### Task prompt
Leave out every picture. Copy exactly the lines from the one holding "Clone this chart in Bokeh." through the one holding "from bokeh.core.properties import value".

## BEGIN Material to process

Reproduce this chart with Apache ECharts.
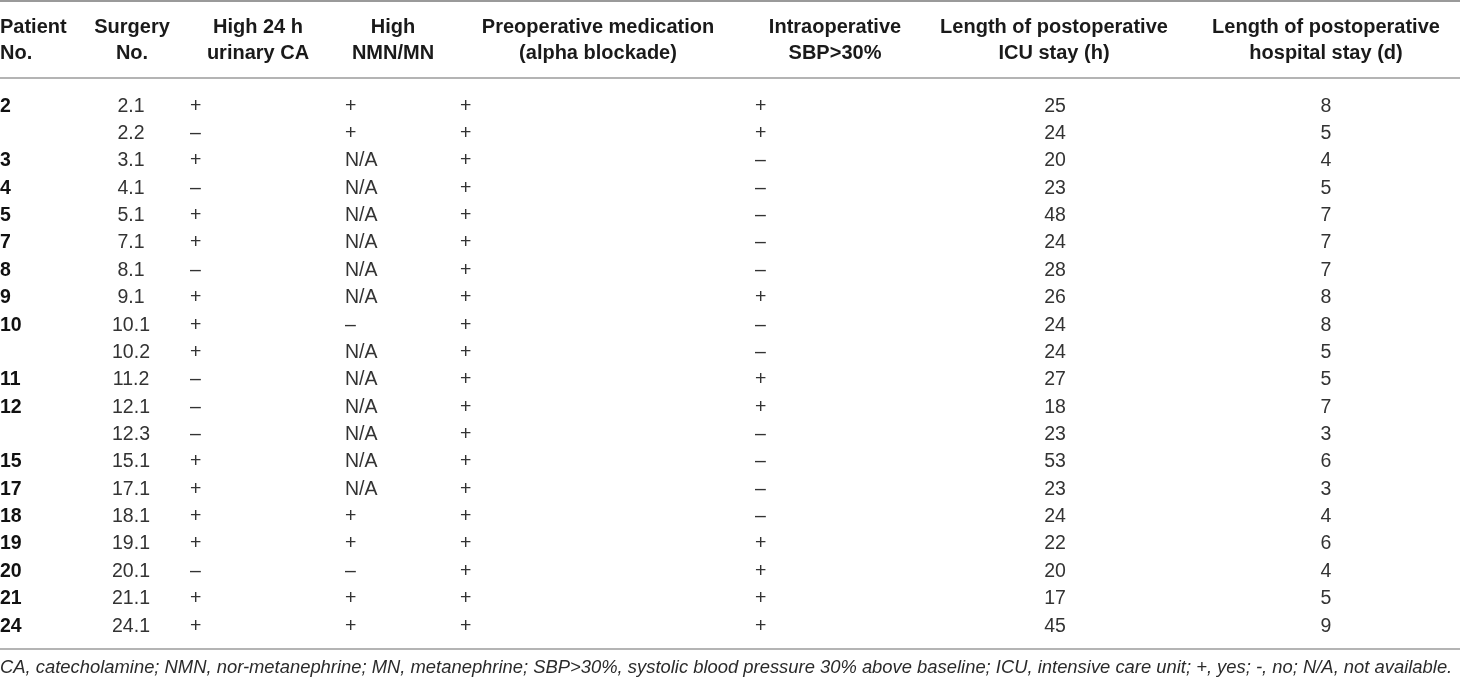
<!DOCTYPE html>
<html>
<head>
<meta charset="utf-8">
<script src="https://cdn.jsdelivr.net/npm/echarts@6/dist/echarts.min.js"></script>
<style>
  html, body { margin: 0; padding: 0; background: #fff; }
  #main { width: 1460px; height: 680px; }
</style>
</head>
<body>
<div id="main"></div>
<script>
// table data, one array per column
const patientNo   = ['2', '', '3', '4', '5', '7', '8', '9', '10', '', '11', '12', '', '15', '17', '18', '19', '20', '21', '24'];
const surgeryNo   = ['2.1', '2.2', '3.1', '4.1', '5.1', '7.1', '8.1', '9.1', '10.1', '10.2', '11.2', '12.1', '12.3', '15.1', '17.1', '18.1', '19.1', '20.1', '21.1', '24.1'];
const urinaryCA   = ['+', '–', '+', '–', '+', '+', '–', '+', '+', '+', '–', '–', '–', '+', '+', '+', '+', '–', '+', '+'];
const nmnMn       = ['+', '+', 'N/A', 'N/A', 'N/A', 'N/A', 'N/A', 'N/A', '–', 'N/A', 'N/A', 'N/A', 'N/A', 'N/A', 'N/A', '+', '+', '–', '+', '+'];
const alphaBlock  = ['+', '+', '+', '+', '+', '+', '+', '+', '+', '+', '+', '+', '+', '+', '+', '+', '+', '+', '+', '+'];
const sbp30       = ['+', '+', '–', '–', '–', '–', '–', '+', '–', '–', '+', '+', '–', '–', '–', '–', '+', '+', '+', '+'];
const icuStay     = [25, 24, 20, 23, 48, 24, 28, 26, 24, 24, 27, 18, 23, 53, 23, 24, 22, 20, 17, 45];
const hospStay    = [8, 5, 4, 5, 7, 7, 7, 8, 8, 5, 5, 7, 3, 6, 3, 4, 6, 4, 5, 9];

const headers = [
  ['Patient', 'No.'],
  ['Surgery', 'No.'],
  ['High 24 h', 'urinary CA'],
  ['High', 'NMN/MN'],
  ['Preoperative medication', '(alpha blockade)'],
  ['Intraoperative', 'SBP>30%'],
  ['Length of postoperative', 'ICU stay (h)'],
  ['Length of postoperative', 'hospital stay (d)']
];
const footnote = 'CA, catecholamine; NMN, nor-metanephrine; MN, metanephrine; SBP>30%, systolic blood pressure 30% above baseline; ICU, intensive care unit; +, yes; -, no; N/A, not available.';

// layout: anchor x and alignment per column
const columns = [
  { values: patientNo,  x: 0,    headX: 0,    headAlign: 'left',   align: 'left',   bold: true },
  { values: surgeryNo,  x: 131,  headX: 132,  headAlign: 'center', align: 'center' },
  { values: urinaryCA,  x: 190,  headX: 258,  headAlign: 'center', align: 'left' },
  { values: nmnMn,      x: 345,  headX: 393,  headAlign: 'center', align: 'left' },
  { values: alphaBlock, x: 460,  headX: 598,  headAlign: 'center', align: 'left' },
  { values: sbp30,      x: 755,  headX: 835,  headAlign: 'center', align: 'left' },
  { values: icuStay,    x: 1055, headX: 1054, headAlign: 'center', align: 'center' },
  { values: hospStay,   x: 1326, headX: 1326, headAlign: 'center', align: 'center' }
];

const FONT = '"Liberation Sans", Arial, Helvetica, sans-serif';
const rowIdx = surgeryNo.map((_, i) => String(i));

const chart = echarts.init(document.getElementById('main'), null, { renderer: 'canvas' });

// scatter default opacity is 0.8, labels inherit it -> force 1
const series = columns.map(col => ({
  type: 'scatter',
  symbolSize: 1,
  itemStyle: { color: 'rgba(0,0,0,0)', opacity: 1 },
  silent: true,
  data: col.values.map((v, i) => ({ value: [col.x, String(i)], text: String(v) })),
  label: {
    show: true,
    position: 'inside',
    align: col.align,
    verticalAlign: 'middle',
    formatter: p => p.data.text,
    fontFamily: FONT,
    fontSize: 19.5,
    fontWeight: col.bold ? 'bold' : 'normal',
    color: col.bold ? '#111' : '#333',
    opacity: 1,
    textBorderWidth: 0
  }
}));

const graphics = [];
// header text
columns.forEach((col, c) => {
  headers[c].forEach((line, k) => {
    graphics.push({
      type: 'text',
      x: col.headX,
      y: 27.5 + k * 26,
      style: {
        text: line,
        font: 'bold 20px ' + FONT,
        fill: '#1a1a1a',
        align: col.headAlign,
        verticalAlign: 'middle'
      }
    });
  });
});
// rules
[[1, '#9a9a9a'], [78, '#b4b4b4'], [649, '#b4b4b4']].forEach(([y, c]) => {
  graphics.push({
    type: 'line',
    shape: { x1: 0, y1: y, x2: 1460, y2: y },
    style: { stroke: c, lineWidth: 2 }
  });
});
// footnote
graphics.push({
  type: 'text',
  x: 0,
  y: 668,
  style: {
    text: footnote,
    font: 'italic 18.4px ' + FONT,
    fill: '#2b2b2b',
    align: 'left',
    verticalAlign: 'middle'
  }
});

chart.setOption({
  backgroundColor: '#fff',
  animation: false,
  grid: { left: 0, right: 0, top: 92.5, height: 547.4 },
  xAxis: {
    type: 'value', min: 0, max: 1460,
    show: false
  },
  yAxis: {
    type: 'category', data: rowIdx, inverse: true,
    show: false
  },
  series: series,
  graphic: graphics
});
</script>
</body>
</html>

## END Material to process
## BEGIN Material to process

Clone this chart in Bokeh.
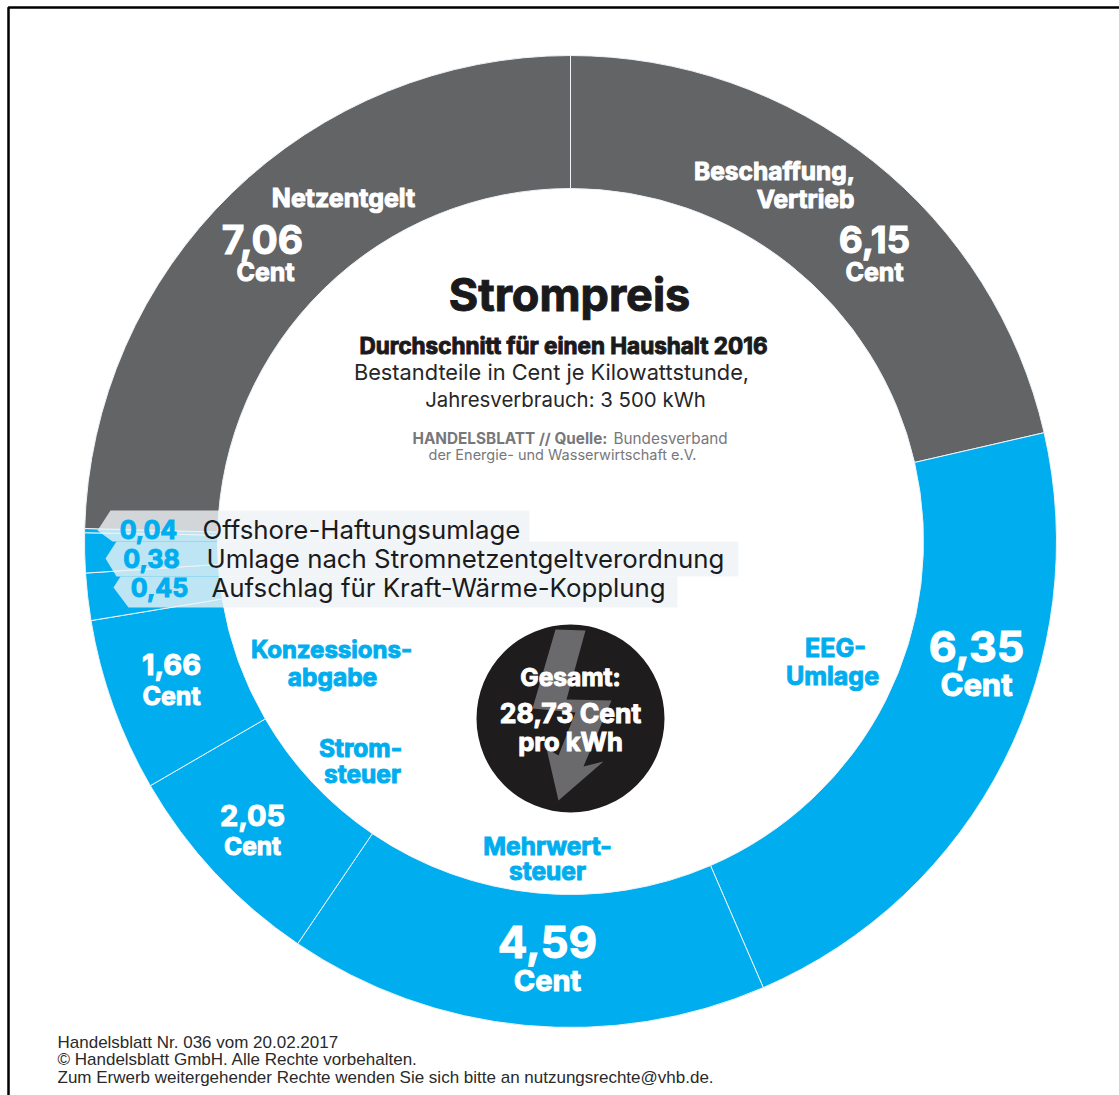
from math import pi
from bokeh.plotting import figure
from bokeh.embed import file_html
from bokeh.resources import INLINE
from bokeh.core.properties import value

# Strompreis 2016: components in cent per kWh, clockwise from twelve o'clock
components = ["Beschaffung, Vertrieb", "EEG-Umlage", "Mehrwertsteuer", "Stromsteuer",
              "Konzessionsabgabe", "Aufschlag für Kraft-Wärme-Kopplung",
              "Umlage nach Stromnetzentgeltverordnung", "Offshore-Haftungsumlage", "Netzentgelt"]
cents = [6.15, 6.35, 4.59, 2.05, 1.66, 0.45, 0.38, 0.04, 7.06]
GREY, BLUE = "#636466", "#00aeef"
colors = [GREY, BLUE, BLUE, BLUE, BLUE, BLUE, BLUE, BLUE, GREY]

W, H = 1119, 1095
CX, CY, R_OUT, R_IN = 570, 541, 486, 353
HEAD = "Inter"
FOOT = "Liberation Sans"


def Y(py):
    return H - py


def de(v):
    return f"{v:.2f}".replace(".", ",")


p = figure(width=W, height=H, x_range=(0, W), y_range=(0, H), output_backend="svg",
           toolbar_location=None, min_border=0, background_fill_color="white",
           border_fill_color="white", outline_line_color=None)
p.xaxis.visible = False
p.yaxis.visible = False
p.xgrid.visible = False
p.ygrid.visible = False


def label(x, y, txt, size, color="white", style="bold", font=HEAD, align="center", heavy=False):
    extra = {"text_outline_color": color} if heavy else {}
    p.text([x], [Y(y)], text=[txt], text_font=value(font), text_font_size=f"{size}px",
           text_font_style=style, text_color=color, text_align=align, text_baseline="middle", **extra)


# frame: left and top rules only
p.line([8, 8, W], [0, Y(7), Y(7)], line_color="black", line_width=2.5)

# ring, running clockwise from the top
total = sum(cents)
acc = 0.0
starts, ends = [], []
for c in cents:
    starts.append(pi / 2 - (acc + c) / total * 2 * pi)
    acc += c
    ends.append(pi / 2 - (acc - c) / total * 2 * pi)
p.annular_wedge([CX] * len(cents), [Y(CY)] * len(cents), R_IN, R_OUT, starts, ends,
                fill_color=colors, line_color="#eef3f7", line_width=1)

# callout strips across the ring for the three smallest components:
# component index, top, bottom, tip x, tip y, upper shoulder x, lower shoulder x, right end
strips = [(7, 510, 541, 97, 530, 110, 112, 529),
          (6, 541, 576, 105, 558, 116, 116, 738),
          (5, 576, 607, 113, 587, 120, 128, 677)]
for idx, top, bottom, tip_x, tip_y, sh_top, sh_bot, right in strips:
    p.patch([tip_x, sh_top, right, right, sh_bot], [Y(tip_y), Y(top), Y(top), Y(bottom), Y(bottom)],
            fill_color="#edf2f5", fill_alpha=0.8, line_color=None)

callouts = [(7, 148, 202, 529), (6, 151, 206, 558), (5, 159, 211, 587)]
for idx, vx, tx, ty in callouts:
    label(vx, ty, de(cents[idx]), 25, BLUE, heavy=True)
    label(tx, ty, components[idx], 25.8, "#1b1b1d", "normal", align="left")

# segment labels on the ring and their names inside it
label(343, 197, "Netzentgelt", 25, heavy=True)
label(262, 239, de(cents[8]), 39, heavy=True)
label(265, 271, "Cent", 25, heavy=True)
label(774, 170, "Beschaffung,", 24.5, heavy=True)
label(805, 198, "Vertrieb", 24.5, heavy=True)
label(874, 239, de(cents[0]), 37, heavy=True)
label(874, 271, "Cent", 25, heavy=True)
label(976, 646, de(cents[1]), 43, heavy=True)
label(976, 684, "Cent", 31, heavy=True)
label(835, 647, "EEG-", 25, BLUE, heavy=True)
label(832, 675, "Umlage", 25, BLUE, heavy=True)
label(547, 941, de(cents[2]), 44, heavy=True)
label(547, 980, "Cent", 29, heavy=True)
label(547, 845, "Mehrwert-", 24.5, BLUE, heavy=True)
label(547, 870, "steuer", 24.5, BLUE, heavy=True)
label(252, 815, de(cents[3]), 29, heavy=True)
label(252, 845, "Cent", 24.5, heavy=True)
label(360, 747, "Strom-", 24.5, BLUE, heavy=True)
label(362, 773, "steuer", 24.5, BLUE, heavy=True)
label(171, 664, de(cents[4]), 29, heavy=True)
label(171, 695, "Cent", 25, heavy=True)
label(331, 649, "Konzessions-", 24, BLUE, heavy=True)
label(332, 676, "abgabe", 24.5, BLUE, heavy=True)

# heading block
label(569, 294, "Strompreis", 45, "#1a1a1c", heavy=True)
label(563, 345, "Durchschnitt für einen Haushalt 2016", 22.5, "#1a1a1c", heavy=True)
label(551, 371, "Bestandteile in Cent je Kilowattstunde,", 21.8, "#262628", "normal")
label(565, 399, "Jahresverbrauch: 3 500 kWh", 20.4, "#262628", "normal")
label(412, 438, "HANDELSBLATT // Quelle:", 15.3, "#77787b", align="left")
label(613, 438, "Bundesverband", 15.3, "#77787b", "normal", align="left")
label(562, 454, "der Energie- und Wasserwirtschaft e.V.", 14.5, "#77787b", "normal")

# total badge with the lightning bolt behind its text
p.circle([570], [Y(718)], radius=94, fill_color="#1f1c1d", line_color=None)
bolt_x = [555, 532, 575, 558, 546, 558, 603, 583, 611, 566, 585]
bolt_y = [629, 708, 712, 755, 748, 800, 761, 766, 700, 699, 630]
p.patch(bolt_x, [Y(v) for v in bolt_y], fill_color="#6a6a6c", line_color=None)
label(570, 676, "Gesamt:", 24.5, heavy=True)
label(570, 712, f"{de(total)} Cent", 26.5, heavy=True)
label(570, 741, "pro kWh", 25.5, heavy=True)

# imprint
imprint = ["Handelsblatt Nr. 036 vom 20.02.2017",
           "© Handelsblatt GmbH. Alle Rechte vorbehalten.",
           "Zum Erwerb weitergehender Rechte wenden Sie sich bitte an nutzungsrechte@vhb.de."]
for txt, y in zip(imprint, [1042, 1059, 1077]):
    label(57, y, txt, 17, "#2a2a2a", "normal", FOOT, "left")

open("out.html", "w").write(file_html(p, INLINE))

## END Material to process

### Correct result
Clone this chart in Bokeh.
from math import pi
from bokeh.plotting import figure
from bokeh.embed import file_html
from bokeh.resources import INLINE
from bokeh.core.properties import value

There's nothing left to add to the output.